Auf den Spuren von geraubten Musikinstrumenten aus der NS-Zeit
In der Bildenden Kunst ist die Provenienzforschung längst etabliert. Die französische Organisation "Musique et spoliations" hat sich an die Fersen von Instrumenten mit schwarzen Flecken im Lebenslauf geheftet. Vor allem im Blick: Raubgut aus der Zeit der deutschen Besatzung in Frankreich.
Angefangen habe alles mit dem Buch "The Lost Museum" von Héctor Feliciano, erzählt die Gründerin der Organisation, Pascale Bernheim. "Ich habe es 2016 gelesen. Das war eine Offenbarung für mich. Ich habe dadurch mitbekommen, wie die Nazis Kunstwerke in den von ihnen besetzten Ländern enteignet haben und wie sie während des Zweiten Weltkriegs öffentliche und private Sammlungen beraubt haben. Nachdem ich das Buch gelesen hatte, wollte ich etwas dazu beitragen, geraubte Werke wiederzufinden."
"Musique et spoliations" möchte Forschungslücke schließen
Die Forschung zu diesem Thema hatte sich bis dahin vor allem auf Gemälde, Skulpturen und Bücher oder ganze Bibliotheken konzentriert, "aber es gab nichts zum Raub von Instrumenten und Notenmaterial", sagt Bernheim. "Als ich gesagt habe, dass ich gerne Menschen treffen würde, die über geraubte Instrumente forschen, hieß es: Da gibt es niemanden. Niemand interessiert sich dafür."
Das hat sich mittlerweile zwar geändert. Trotzdem klafft bis heute eine Lücke in der Forschung. Die möchte Bernheim beginnen zu schließen. Deshalb hat sie 2017 "Musique et Spoliations" gegründet, eine ehrenamtliche Organisation, die aktuell sechs Mitarbeiter hat. Auf sie wartet ein Berg an Aufgaben. Denn der vom NS-Staat eingerichtete "Sonderstab Musik" ist bei seinen Plünderungen mit deutscher Gründlichkeit vorgegangen und hat eine gewaltige Menge an Instrumenten zusammengestohlen. "Alleine in Paris und seinen Vororten wurden 40.000 Wohnungen vollständig geleert - und aus diesen Wohnungen wurden 8.000 Klaviere entwendet", sagt Bernheim. 8.000 Klaviere, alleine im Großraum Paris: Und die sind ja schwer zu transportieren.

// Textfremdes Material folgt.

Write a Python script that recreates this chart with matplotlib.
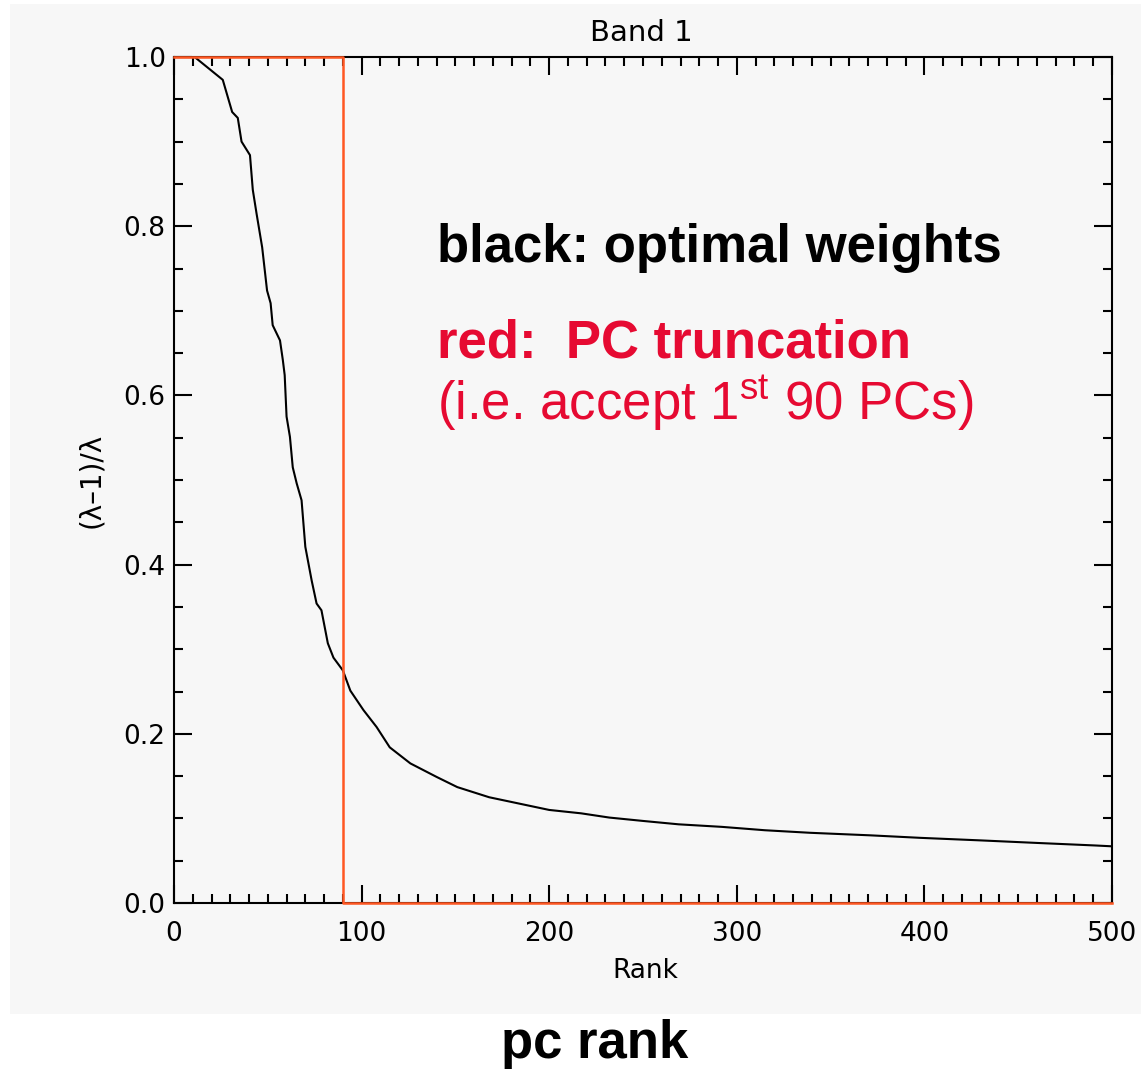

Ein gigantisches, weltweit verstreutes Puzzle
Man kann ungefähr hochrechnen, dass die systematischen Raubzüge des "Sonderstabs Musik" ein riesiges Volumen umfasst haben. Der Musikwissenschaftler Michael Custodis von der Universität Münster geht von mindestens 100.000 Instrumenten aus, die von deutschen Musikschulen, von Orchestern oder der Hitlerjugend für ihren Bedarf bestellt werden konnten. Diese Instrumente heute mehr als 80 Jahre danach ausfindig zu machen und idealerweise ihren ursprünglichen Besitzerinnen und Besitzern oder deren Erben zuzuführen, ist eine Sisyphusarbeit, wie Bernheim bekennt: "Jedes Teil dieser Geschichte ist Teil eines gigantischen Puzzles. Bevor wir damit anfangen, müssen wir die Puzzleteile überhaupt erstmal finden."
Dass die geraubten Instrumente in aller Welt verstreut sind, macht die Suche nicht einfacher. Aber allmählich gelingt es Bernheim und ihrem Team, sich international zu vernetzen - auch nach Deutschland, wo sich im Arbeitskreis Provenienzforschung eine AG Musik gegründet hat. Eine der Mitinitiatorinnen ist Elisabeth Furtwängler: "Das Hauptprojekt ist, dafür zu sensibilisieren, dass im Bereich der Musikinstrumente und Musikalien oder Musikobjekte im weitesten Sinne bislang nichts geschehen ist in den Sammlungen. Deshalb verfolgen wir eine Erhebung der Situation in den Sammlungen, um zu wissen, wo man gezielt mit Bestandsprüfungen beginnen könnte", sagt Furtwängler. Als Provenienzforscherin im Bereich Kunst und als Enkelin des legendären Dirigenten Wilhelm Furtwängler ist sie aus zwei Richtungen an dem Thema interessiert. Die Beschäftigung mit den Instrumenten zeige ihr, "dass Musik eine materielle Geschichte hat".